According to the National Program for Playground Safety (NPPS), a nonprofit organization that funds efforts to reduce playground injuries, more than 200,000 preschool and elementary aged children are injured on playgrounds every year to the extent that they require hospital care.
What’s more, while many of us assume that such dangers lurk only on public playgrounds, the reality is that private playgrounds – the ones in our own backyards – also pose a hazard and, consequently, potential legal liability. In fact, at least 19% of playground injuries occur on home playground equipment.
However, with just a bit more awareness and increased diligence, we can ensure that our children get the most out of their playtime and that we aren’t unwittingly placing ourselves in legal jeopardy.
NPPS recommends using the acronym S.A.F.E. to guide us in our playground safety mission.
Supervise: Children should never be left alone while playing on playground equipment.

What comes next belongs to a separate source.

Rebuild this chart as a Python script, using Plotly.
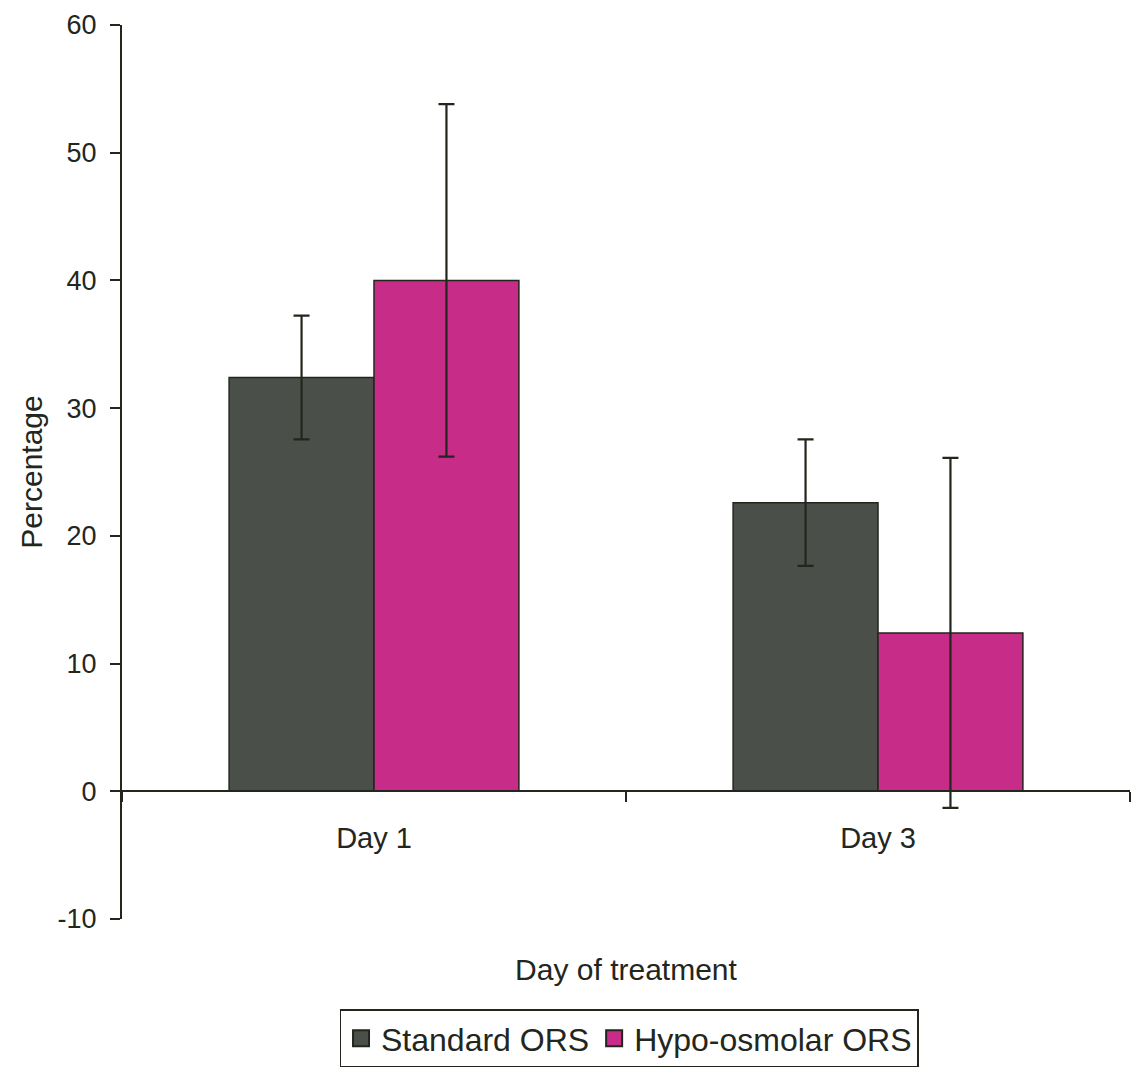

Parents who supervise are able to better assess situations that children can’t and are consequently able to prevent injuries.

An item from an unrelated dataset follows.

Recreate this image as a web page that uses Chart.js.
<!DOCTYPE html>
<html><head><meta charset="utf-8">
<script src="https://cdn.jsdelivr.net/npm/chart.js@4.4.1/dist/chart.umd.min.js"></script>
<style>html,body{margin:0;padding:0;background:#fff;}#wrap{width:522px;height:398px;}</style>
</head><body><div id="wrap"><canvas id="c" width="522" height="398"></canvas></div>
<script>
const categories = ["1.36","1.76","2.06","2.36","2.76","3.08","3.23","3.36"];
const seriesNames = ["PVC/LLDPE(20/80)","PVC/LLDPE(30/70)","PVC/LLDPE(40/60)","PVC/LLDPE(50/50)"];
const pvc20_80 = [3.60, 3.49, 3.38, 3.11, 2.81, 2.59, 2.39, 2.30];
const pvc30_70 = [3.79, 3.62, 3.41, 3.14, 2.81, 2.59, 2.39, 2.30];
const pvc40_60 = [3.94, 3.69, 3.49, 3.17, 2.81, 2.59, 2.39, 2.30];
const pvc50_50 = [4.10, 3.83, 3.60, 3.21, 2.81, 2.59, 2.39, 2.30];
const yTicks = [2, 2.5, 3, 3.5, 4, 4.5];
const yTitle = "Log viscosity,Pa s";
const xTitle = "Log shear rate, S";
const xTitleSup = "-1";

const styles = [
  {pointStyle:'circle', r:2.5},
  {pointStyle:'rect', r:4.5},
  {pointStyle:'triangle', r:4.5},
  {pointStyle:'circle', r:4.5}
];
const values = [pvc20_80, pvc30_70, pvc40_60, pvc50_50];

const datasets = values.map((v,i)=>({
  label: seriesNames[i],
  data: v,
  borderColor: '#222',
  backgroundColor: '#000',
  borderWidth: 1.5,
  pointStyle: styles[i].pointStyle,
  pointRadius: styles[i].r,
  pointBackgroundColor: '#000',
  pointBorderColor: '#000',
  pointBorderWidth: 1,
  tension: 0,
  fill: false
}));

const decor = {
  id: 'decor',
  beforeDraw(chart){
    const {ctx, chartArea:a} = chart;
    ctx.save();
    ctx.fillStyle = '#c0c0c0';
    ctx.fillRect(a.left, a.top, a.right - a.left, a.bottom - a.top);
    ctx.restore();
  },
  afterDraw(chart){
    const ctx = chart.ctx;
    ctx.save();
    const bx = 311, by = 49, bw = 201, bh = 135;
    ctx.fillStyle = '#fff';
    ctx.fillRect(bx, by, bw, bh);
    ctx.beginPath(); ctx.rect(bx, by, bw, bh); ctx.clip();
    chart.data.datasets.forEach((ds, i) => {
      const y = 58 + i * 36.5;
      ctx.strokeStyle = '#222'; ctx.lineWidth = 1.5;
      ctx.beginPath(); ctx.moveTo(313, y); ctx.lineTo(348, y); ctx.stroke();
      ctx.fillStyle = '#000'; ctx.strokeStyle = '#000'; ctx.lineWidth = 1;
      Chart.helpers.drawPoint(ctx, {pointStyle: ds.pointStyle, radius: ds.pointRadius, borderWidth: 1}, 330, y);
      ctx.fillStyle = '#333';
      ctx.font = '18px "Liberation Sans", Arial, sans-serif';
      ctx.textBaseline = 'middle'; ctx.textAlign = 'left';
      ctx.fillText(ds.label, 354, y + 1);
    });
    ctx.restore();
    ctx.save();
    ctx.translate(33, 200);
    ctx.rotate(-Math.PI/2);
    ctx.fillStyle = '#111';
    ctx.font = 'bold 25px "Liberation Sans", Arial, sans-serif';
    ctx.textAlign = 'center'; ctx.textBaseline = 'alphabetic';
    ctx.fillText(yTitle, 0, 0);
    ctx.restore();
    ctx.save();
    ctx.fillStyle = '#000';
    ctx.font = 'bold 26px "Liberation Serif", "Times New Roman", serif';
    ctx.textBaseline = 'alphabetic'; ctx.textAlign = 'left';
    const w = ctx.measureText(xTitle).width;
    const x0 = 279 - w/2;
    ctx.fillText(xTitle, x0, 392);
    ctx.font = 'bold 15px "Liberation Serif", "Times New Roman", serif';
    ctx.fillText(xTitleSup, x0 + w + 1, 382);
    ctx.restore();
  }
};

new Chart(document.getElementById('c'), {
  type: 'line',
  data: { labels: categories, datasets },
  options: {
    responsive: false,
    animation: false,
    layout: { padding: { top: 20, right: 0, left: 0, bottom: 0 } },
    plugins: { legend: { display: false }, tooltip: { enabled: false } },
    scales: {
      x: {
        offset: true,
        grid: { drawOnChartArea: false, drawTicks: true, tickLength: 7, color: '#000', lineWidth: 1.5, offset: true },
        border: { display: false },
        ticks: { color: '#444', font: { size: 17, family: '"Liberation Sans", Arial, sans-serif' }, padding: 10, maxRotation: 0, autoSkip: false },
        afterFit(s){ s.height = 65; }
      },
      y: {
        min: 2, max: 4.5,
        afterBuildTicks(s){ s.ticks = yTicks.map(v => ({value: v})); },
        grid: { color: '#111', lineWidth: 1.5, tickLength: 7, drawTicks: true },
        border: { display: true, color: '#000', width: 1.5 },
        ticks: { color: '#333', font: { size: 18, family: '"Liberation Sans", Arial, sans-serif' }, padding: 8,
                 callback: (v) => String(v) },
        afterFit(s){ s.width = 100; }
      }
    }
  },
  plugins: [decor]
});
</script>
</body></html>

Age-Appropriate: Consider the level of difficulty in maneuvering the playground your child is using. Are the tasks and movements those that your child is capable of mastering? Taking kids to age-appropriate play sets drastically reduce the likelihood of injury.

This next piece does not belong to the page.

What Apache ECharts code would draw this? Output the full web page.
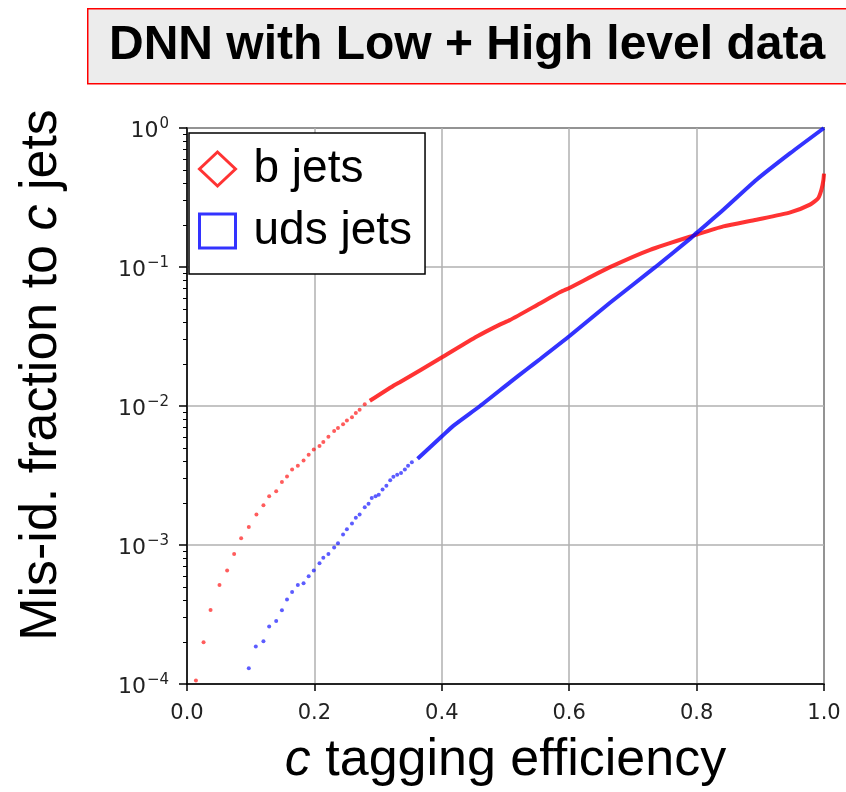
<!DOCTYPE html>
<html>
<head>
<meta charset="utf-8">
<script src="https://cdn.jsdelivr.net/npm/echarts@6/dist/echarts.min.js"></script>
<style>html,body{margin:0;padding:0;background:#fff;}#c{width:846px;height:792px;}</style>
</head>
<body>
<div id="c"></div>
<script>
// ---- data ----
const titleText = 'DNN with Low + High level data';
const xTicks = [0.0, 0.2, 0.4, 0.6, 0.8, 1.0];
const yMinorTicks = [2e-4,3e-4,4e-4,5e-4,6e-4,7e-4,8e-4,9e-4,
  2e-3,3e-3,4e-3,5e-3,6e-3,7e-3,8e-3,9e-3,
  2e-2,3e-2,4e-2,5e-2,6e-2,7e-2,8e-2,9e-2,
  0.2,0.3,0.4,0.5,0.6,0.7,0.8,0.9];

// b jets: sparse points (low efficiency) and dense part
const bSparseX = [0.014,0.026,0.037,0.051,0.063,0.074,0.085,0.097,0.109,0.120,0.129,0.140,0.149,0.157,0.165,0.174,0.183,0.191,0.199,0.208,0.214,0.222,0.231,0.237,0.245,0.251,0.259,0.265,0.271,0.279];
const bSparseY = [1.06e-4,2.0e-4,3.4e-4,5.15e-4,6.56e-4,8.6e-4,1.12e-3,1.35e-3,1.66e-3,1.93e-3,2.24e-3,2.44e-3,2.84e-3,3.11e-3,3.49e-3,3.72e-3,4.05e-3,4.46e-3,4.86e-3,5.16e-3,5.5e-3,6.0e-3,6.6e-3,6.95e-3,7.4e-3,7.85e-3,8.3e-3,8.9e-3,9.4e-3,1.03e-2];
const bDenseX = [0.287,0.324,0.334,0.401,0.455,0.491,0.507,0.554,0.586,0.601,0.664,0.727,0.800,0.842,0.894,0.947,0.978,0.991,0.996,0.999,1.0];
const bDenseY = [1.09e-2,1.40e-2,1.48e-2,2.25e-2,3.16e-2,3.85e-2,4.15e-2,5.47e-2,6.6e-2,7.1e-2,0.0997,0.133,0.171,0.196,0.219,0.247,0.281,0.313,0.36,0.42,0.47];

// uds jets
const uSparseX = [0.097,0.108,0.120,0.129,0.140,0.149,0.157,0.165,0.174,0.183,0.191,0.199,0.208,0.214,0.222,0.231,0.237,0.245,0.251,0.259,0.265,0.271,0.279,0.285,0.290,0.296,0.301,0.307,0.313,0.319,0.324,0.330,0.336,0.342,0.347,0.353];
const uSparseY = [1.30e-4,1.86e-4,2.03e-4,2.59e-4,2.84e-4,3.39e-4,4.05e-4,4.6e-4,5.15e-4,5.3e-4,5.97e-4,6.56e-4,7.4e-4,8.1e-4,8.6e-4,9.6e-4,1.03e-3,1.19e-3,1.30e-3,1.43e-3,1.57e-3,1.66e-3,1.87e-3,1.98e-3,2.18e-3,2.24e-3,2.30e-3,2.51e-3,2.67e-3,2.92e-3,3.10e-3,3.2e-3,3.3e-3,3.49e-3,3.72e-3,3.94e-3];
const uDenseX = [0.362,0.401,0.418,0.460,0.507,0.533,0.554,0.601,0.664,0.735,0.790,0.800,0.842,0.894,0.947,1.0];
const uDenseY = [4.17e-3,6.1e-3,7.2e-3,1.0e-2,1.48e-2,1.83e-2,2.17e-2,3.2e-2,5.53e-2,0.0997,0.16,0.176,0.258,0.424,0.659,1.0];

const pairs = (xs, ys) => xs.map((x, i) => [x, ys[i]]);
const RED = 'rgba(255,0,0,0.8)';
const BLUE = 'rgba(0,0,255,0.8)';
const FONT = '"Liberation Sans", Arial, sans-serif';
const TICKFONT = '"DejaVu Sans", sans-serif';

const chart = echarts.init(document.getElementById('c'), null, {renderer: 'canvas'});
chart.setOption({
  backgroundColor: '#fff',
  animation: false,
  graphic: [
    {type: 'rect', left: 87, top: 8, shape: {width: 800, height: 75},
     style: {fill: '#ececec', stroke: '#ff0000', lineWidth: 1.5}, z: 10},
    {type: 'text', x: 109, y: 46, z: 11,
     style: {text: titleText, font: 'bold 48px ' + FONT, fill: '#000', verticalAlign: 'middle'}}
  ],
  grid: {left: 187, right: 22, top: 128, bottom: 106, show: true, borderColor: '#000', borderWidth: 1.5, backgroundColor: 'transparent'},
  legend: {
    orient: 'vertical', left: 189, top: 133,
    padding: [13, 13, 20, 9], itemGap: 16, itemWidth: 36, itemHeight: 34,
    backgroundColor: '#fff', borderColor: '#000', borderWidth: 1.5, borderRadius: 0,
    textStyle: {fontFamily: FONT, fontSize: 46, color: '#000', lineHeight: 40, padding: [0, 0, 0, 13]},
    data: [
      {name: 'b jets', icon: 'diamond', itemStyle: {color: 'rgba(0,0,0,0)', borderColor: '#ff0000', borderWidth: 3}},
      {name: 'uds jets', icon: 'rect', itemStyle: {color: 'rgba(0,0,0,0)', borderColor: '#0000ff', borderWidth: 3}}
    ],
    z: 20
  },
  xAxis: {
    type: 'value', min: 0, max: 1, interval: 0.2,
    name: '{i|c} tagging efficiency', nameLocation: 'middle', nameGap: 51,
    nameTextStyle: {fontFamily: FONT, fontSize: 52, lineHeight: 52, color: '#000',
      rich: {i: {fontFamily: FONT, fontSize: 52, lineHeight: 52, fontStyle: 'italic', color: '#000'}}},
    axisLine: {show: true, lineStyle: {color: '#000', width: 1.5}},
    axisTick: {show: true, inside: false, length: 7, lineStyle: {color: '#000', width: 1.5}},
    axisLabel: {show: true, margin: 19, fontFamily: TICKFONT, fontSize: 21, color: '#222',
      formatter: v => v.toFixed(1), customValues: xTicks},
    splitLine: {show: true, lineStyle: {color: '#b0b0b0', width: 1.5}}
  },
  yAxis: [
    {
      type: 'log', logBase: 10, min: 1e-4, max: 1,
      name: 'Mis-id. fraction to {i|c} jets', nameLocation: 'middle', nameGap: 119,
      nameTextStyle: {fontFamily: FONT, fontSize: 52, lineHeight: 52, color: '#000', padding: [0, 0, 0, 62],
        rich: {i: {fontFamily: FONT, fontSize: 52, lineHeight: 52, fontStyle: 'italic', color: '#000'}}},
      axisLine: {show: true, lineStyle: {color: '#000', width: 1.5}},
      axisTick: {show: true, length: 8, lineStyle: {color: '#000', width: 1.5}},
      axisLabel: {show: true, margin: 18, color: '#222',
        formatter: v => {
          const e = Math.round(Math.log10(v));
          return '{b|10}{s|' + (e < 0 ? '\u2212' + (-e) : String(e)) + '}';
        },
        rich: {
          b: {fontFamily: TICKFONT, fontSize: 22, color: '#222', padding: [6, 0, 0, 0]},
          s: {fontFamily: TICKFONT, fontSize: 15, color: '#222', padding: [0, 0, 8, 1]}
        }
      },
      splitLine: {show: true, lineStyle: {color: '#b0b0b0', width: 1.5}},
      minorTick: {show: false}
    },
    {
      type: 'log', logBase: 10, min: 1e-4, max: 1, position: 'left',
      axisLine: {show: false},
      axisTick: {show: true, length: 4, lineStyle: {color: '#000', width: 1}, customValues: yMinorTicks},
      axisLabel: {show: false},
      splitLine: {show: false}
    }
  ],
  series: [
    {name: 'b jets', type: 'scatter', data: pairs(bSparseX, bSparseY), symbol: 'circle', symbolSize: 4,
     itemStyle: {color: RED}, z: 3},
    {name: 'b jets', type: 'line', data: pairs(bDenseX, bDenseY), showSymbol: false, symbol: 'none', smooth: 0.2,
     lineStyle: {color: RED, width: 4}, itemStyle: {color: RED}, z: 3},
    {name: 'uds jets', type: 'scatter', data: pairs(uSparseX, uSparseY), symbol: 'circle', symbolSize: 4,
     itemStyle: {color: BLUE}, z: 4},
    {name: 'uds jets', type: 'line', data: pairs(uDenseX, uDenseY), showSymbol: false, symbol: 'none', smooth: 0.2,
     lineStyle: {color: BLUE, width: 4}, itemStyle: {color: BLUE}, z: 4}
  ]
});
</script>
</body>
</html>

Fall Surface: A vast majority of playground injuries result directly from falls. As a result, playground owners should always use a fall surface material that takes into account equipment height, durability, surface depth, and American Society for Testing & Materials standards. Recommended materials include shredded rubber, sand, pea gravel, and hardwood fiber.
Equipment Maintenance: Playgrounds that are kept free of splinters, rust, cracks, structural weaknesses, and openings in which children could become stuck are much safer for children to play on. Maintenance should be a routine endeavor. If a play set is visibly deteriorated, don’t go near it!
By following these basic guidelines, we can reduce the number of annual injuries our children sustain from playgrounds. After all, many of such unfortunate incidents are completely preventable. What’s more, by applying such recommendations to the play sets in our own backyards, we can minimize our liability and keep our personal assets out of jeopardy.